Борис Чирков был актером, который при отсутствии железного занавеса мог бы стать мировой звездой. Помимо мощного, временами даже пугающе неуемного чувства достоверности он отличался уникальной интуицией.
В "Трилогии о Максиме" Козинцева и Трауберга Чирков создал почти уникальный образ большевика - не только с простым, без чрезмерного героизма человеческим лицом, но и с экспрессивными повадками авантюриста. В чем можно при желании прочесть очень много правды о революции и революционерах.
Играл в добром советском кинохите "Верные друзья" - и неожиданно доказал, что гармоничный симбиоз народа и интеллигенции возможен если не в социальной жизни, то в фактуре и психике отдельно взятого человека. При условии, что этот человек талантлив и обаятелен как личность. Мягкий комизм и особая пластичность образа были органичны для Бориса Чиркова настолько, что, следя за жизнью его героев, забывалась их принадлежность соцреализму. Любая степень идеализации казалась в исполнении актера ярким, но деликатным жизнеподобием.

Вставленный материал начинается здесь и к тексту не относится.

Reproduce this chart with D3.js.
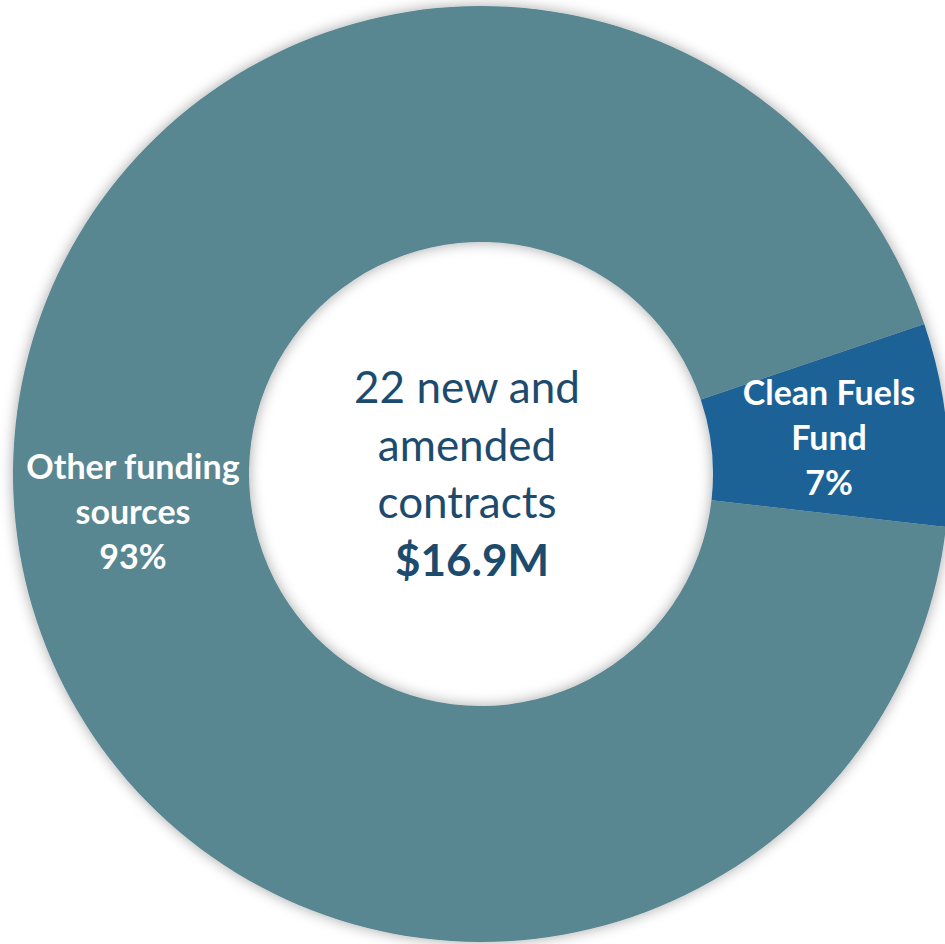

В театре Чирков стал одним из самых мятущихся и искренних Самозванцев пушкинского "Бориса Годунова". Григорий Отрепьев у Чиркова был стихийным революционером XVII века, братом Максима из уже упомянутой кинотрилогии. Он сочетал в себе наивность игрока, идущего на риск с широко открытыми любопытными глазами, и напряженность "думателя", замыслившего переворот всей российской жизни. В эпоху сталинского монументализма такой герой уже не воспринимался как сугубо положительный - за него становилось страшно, как за слишком свободного и слишком радикально инициативного человека. Он зациклился на переменах не вовремя - когда все допустимые перемены уже состоялись и в других глобальных переворотах общество пока не нуждается.
Драматизм развития советской эпохи отражался в творчестве Бориса Чиркова как бы помимо его сознательной воли. В ранних ролях 30-х годов актер сохранял "шлейф" европеизированных, независимых и дерзких годов 20-х, с их жизненной энергетикой и бесстрашным взглядом в будущее. Не случайно в самом конце 20-х Чирков еще выступал в мюзик-холле - этом пережитке революционных надежд на артистическую свободу. Не случайно среди наиболее удачных театральных работ - Иванушка в "Коньке-Горбунке", Санчо Панса, Тиль Уленшпигель. Все это полусказочные простаки, прочно стоящие на земле, поддерживаемые в экстремальных ситуациях ее доброй силой, - и в то же время мечтатели. Они на многое замахиваются и благодаря этому многого достигают.
В 40-е и 50-е годы тональность творчества Бориса Чиркова заметно меняется. Вступает в свои права тема страдающего и зависимого героя. Его душевные мучения тем сильнее, чем менее он похож на классического "маленького человека". Он не привык терпеть и бездействовать. Но жизнь все чаще складывается так, что приходится оставаться именно на этой печальной позиции. Активность действия вообще перестает приносить удовлетворение. Кузовкин из тургеневского "Нахлебника", Лебедев из чеховского "Иванова", Микола Задорожный из "Украденного счастья" Ивана Франко, Муромский из "Дела" Сухово-Кобылина - люди, которых объединяет ощущение бесперспективности собственного бытия и осознание всей глубины неразрешимых жизненных конфликтов. Сила драматизма, сложность и глубина чувства в игре Бориса Чиркова таковы, что не позволяют назвать его просто советским актером. Борис Чирков - один из выдающихся российских актеров советской эпохи. Он всегда был масштабнее тех задач, которые ставило перед ним советское искусство.